Sure, it was an open secret that dogfighting happened and that pit bulls were the dog of choice, but the ones that people cared enough about to bring to the vet were mostly pets. The fighting dogs generally just lived or died, there were always more where that one came from, and the lucky ones were taken out in the woods shot if they weren't going to make it.

The pets were usually farm and ranch dogs: gentle enough to babysit toddlers, rough-and-tumble enough to play with older kids, authoritative enough to handle unruly livestock, and tough enough to hunt feral pigs. And with a short, smooth coat that didn't collect mud or burrs or hold in the heat, they were ideally suited to life in the South.

Plus, they come in lots of cool colors.

How did this paragon of dogdom become the devil dog du jour? [I stole that phrase from I-don't-remember-where-on-the-web.]

Blood sports
have been and still are popular the world over: dogfighting, cockfighting, and baiting of all kinds of animals. Bear baiting was a popular spectacle, much enjoyed by Queen Elizabeth I, but bears were expensive to obtain and keep. Bulls were relatively plentiful and cheap though, and bull baiting could be enjoyed by rich and poor alike.

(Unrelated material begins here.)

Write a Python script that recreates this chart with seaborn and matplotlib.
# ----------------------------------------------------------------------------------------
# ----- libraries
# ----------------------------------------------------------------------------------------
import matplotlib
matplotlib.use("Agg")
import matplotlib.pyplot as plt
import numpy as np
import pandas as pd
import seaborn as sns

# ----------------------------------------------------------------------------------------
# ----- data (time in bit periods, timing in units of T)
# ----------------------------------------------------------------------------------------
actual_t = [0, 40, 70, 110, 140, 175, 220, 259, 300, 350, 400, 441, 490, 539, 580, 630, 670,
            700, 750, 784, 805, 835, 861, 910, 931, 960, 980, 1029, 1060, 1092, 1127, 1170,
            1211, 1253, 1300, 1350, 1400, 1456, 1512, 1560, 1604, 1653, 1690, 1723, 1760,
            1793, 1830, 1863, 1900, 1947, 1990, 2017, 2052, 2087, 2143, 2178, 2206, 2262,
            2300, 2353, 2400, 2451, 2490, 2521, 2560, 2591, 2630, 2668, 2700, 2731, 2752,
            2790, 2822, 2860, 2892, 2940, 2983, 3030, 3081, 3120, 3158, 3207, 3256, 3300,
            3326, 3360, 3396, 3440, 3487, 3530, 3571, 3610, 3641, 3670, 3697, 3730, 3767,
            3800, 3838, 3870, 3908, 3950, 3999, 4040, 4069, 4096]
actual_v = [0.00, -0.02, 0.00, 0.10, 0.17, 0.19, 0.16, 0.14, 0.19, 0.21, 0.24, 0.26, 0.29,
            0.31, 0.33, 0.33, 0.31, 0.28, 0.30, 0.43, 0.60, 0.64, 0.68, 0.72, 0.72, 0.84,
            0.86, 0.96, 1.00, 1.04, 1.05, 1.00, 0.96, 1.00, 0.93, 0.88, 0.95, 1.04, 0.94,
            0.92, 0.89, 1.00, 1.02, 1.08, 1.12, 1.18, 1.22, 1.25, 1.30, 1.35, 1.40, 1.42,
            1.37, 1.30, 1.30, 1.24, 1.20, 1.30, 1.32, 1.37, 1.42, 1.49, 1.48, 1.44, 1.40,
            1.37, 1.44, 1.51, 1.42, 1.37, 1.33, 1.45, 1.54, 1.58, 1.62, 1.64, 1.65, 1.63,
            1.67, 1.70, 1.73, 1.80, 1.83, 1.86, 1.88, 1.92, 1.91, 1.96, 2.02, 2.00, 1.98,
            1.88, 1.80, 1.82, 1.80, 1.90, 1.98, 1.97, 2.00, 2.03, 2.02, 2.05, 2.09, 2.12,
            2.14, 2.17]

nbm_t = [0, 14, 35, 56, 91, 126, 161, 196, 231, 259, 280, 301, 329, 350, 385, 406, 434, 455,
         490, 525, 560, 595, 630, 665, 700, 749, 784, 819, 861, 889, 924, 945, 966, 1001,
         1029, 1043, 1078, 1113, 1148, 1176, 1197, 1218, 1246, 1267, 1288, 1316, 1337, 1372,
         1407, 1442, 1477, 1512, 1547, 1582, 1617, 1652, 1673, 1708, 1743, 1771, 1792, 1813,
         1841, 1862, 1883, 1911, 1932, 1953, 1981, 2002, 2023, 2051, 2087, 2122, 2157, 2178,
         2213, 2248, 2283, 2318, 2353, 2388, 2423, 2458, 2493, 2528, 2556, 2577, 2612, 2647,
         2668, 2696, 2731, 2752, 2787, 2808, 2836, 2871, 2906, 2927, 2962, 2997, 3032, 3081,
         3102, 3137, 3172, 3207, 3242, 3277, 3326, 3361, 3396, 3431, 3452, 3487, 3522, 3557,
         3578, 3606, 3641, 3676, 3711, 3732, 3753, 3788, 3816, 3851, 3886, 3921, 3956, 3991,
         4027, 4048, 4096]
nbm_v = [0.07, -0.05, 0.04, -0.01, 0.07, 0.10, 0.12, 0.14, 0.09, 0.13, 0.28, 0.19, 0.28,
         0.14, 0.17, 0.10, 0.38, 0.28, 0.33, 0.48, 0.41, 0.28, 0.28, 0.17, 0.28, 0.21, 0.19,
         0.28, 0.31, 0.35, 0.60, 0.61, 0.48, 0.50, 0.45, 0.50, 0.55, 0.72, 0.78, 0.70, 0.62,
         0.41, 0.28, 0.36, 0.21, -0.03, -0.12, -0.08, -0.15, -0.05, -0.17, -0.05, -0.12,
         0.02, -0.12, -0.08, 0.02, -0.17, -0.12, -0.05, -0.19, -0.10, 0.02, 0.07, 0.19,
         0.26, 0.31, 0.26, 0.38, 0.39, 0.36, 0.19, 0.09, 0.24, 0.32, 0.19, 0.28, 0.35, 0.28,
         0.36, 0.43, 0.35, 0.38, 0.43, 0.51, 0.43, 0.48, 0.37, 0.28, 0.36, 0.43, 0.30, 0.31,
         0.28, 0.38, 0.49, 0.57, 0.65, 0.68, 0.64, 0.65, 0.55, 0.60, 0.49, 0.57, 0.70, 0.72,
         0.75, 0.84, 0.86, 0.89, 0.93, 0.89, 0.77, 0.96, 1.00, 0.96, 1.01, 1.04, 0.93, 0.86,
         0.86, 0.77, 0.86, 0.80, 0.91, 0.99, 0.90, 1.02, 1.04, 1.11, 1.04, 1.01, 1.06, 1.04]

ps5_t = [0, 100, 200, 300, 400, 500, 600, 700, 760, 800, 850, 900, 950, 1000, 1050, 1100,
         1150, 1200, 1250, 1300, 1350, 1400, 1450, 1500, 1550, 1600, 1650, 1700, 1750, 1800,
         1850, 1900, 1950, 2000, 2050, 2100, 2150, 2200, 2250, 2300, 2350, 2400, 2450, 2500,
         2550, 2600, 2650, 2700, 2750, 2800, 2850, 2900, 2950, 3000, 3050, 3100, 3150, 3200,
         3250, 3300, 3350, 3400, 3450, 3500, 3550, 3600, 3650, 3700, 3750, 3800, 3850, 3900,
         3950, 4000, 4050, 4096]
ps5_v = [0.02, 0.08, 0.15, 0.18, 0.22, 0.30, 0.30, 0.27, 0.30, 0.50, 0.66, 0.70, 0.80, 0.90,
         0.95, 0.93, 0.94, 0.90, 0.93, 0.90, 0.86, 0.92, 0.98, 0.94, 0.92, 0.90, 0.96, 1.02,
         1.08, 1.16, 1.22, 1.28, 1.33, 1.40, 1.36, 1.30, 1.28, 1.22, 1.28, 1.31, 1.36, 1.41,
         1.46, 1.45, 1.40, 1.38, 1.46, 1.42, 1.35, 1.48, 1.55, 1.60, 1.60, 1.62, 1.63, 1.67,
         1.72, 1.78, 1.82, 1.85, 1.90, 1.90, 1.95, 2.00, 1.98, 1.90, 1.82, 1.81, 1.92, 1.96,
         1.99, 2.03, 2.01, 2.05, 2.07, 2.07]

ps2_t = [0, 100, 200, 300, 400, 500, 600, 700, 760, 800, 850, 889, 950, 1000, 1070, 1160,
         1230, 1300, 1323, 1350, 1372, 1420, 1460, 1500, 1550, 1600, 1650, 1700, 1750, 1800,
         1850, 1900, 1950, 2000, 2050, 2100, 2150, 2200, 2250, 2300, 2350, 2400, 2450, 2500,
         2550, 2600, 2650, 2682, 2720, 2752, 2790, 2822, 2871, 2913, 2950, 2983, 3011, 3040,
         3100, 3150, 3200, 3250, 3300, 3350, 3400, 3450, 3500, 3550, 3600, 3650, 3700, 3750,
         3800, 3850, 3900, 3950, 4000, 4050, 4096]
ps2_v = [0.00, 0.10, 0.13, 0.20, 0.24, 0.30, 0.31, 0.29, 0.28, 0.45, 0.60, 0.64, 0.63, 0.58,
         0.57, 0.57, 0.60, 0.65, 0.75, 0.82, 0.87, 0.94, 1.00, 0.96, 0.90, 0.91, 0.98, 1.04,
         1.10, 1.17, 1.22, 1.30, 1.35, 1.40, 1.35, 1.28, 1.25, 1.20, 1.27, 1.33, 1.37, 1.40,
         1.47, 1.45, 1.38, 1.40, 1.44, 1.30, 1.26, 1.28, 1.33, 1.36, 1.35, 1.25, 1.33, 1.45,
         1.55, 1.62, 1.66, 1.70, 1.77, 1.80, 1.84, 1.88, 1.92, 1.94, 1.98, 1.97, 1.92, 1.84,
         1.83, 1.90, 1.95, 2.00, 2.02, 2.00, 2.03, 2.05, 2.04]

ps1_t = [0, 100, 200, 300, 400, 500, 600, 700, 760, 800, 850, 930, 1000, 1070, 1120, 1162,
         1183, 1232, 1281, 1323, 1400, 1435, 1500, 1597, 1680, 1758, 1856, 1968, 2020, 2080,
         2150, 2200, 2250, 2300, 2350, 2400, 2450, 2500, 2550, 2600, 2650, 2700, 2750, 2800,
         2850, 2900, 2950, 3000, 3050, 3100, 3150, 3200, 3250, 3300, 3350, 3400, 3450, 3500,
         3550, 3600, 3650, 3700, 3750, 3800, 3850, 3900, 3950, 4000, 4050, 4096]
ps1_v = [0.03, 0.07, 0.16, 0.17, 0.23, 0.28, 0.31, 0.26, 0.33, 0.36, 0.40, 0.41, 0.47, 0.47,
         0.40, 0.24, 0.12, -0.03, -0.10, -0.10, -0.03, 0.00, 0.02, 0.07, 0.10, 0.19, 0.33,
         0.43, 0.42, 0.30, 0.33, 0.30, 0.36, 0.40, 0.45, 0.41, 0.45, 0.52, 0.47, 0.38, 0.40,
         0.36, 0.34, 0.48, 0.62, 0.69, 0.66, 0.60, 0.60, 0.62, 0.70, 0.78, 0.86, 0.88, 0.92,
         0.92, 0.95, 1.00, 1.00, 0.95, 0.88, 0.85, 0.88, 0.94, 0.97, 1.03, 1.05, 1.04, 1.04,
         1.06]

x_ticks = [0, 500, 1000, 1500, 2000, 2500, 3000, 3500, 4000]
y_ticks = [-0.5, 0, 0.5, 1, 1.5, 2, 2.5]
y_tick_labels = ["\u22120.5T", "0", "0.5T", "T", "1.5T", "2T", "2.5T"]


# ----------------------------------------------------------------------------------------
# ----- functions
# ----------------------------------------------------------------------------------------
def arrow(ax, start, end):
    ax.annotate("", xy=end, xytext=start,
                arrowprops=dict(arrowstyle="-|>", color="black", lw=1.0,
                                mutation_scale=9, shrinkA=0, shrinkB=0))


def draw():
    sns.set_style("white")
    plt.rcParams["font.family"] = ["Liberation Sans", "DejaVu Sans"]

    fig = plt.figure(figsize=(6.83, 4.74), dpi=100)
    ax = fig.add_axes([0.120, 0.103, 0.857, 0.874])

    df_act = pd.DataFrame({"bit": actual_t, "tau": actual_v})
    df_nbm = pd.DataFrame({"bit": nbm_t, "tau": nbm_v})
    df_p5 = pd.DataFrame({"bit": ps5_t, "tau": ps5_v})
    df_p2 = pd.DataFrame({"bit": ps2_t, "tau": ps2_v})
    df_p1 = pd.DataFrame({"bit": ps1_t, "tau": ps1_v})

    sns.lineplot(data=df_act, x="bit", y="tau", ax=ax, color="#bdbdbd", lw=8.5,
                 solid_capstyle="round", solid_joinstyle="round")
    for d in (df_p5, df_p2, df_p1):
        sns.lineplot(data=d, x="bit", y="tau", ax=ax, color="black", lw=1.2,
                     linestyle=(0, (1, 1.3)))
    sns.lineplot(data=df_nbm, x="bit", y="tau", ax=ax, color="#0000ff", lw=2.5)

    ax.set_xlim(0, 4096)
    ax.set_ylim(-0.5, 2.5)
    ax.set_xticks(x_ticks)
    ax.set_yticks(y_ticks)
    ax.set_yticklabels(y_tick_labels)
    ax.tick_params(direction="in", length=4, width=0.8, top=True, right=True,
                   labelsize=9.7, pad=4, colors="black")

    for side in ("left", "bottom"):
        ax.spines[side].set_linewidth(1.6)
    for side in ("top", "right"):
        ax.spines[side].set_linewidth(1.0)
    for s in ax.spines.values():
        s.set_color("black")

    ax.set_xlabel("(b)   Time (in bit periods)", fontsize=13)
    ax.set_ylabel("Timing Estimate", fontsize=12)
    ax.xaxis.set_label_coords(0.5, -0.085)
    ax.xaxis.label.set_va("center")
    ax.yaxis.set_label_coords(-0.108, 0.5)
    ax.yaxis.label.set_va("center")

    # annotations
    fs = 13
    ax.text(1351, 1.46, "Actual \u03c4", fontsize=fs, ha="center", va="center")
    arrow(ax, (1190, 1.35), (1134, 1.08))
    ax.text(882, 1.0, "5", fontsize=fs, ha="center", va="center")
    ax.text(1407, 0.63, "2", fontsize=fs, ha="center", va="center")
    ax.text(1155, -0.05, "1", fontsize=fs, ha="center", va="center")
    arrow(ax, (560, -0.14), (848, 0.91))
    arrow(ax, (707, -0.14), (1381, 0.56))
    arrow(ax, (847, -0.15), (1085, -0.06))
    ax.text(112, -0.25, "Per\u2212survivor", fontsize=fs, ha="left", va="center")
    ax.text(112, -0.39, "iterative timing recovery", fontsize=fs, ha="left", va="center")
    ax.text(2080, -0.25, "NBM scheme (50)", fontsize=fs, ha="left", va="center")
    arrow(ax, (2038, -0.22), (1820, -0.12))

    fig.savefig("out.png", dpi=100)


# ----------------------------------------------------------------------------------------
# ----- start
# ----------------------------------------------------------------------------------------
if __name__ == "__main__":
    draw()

Bull baiting. Fans on bleachers, surrounding a high-walled pit, in the center of which was tethered a bull, to be set upon by dogs. Thus was born the bulldog, not really a breed so much as a type of dog, heavy and slow and tenacious. Somewhere along the line people got the idea of kicking it up a notch, and infused the agility and ferocity of the terrier breeds into their bull-baiting dogs. Thus was born the bull-and-terrier, which developed into several breeds over the years, the most infamous of which, thanks in no small part to Michael Vick, is the American Pit Bull Terrier.

In spite of their acknowledged prowess as fighting animals [when specifically raised and trained for it], many of the other myths about pit bulls are overblown or downright untrue. They attack and kill smaller dogs. Their jaws have more crushing power than Superman has superpowers [check out those snapping turtles!]. They're just plain vicious [better temperaments than Snoopy, actually].

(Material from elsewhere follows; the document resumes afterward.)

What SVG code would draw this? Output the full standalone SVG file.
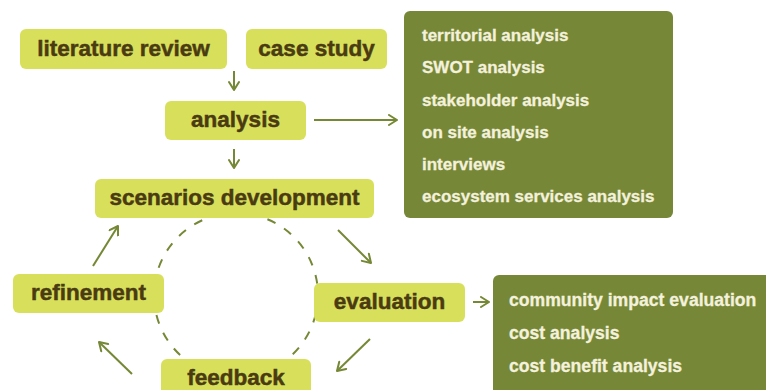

I leave you with some further links about pit bulls:
A Popular History of the Pit Bull in America
Pit Bull Rescue Central


Steve Bates said...

I do not know any pit bulls personally, but I met some Chows... the devil dogs of another jour... that had been raised from puppies by the monks at a monastery (well, OK, they called themselves monks and their residence a monastery). Those Chows were among the sweetest dogs I've ever met... even though I was a stranger, visiting someone at the monastery. I suspect the early interactions of dogs and humans do a lot to determine the dogs' behavior... not to mention the humans' behavior toward the dogs.

hipparchia said...

not to mention the humans' behavior toward the dogs.


ps. the dog who has been helping me raise all these kittens? chow-x.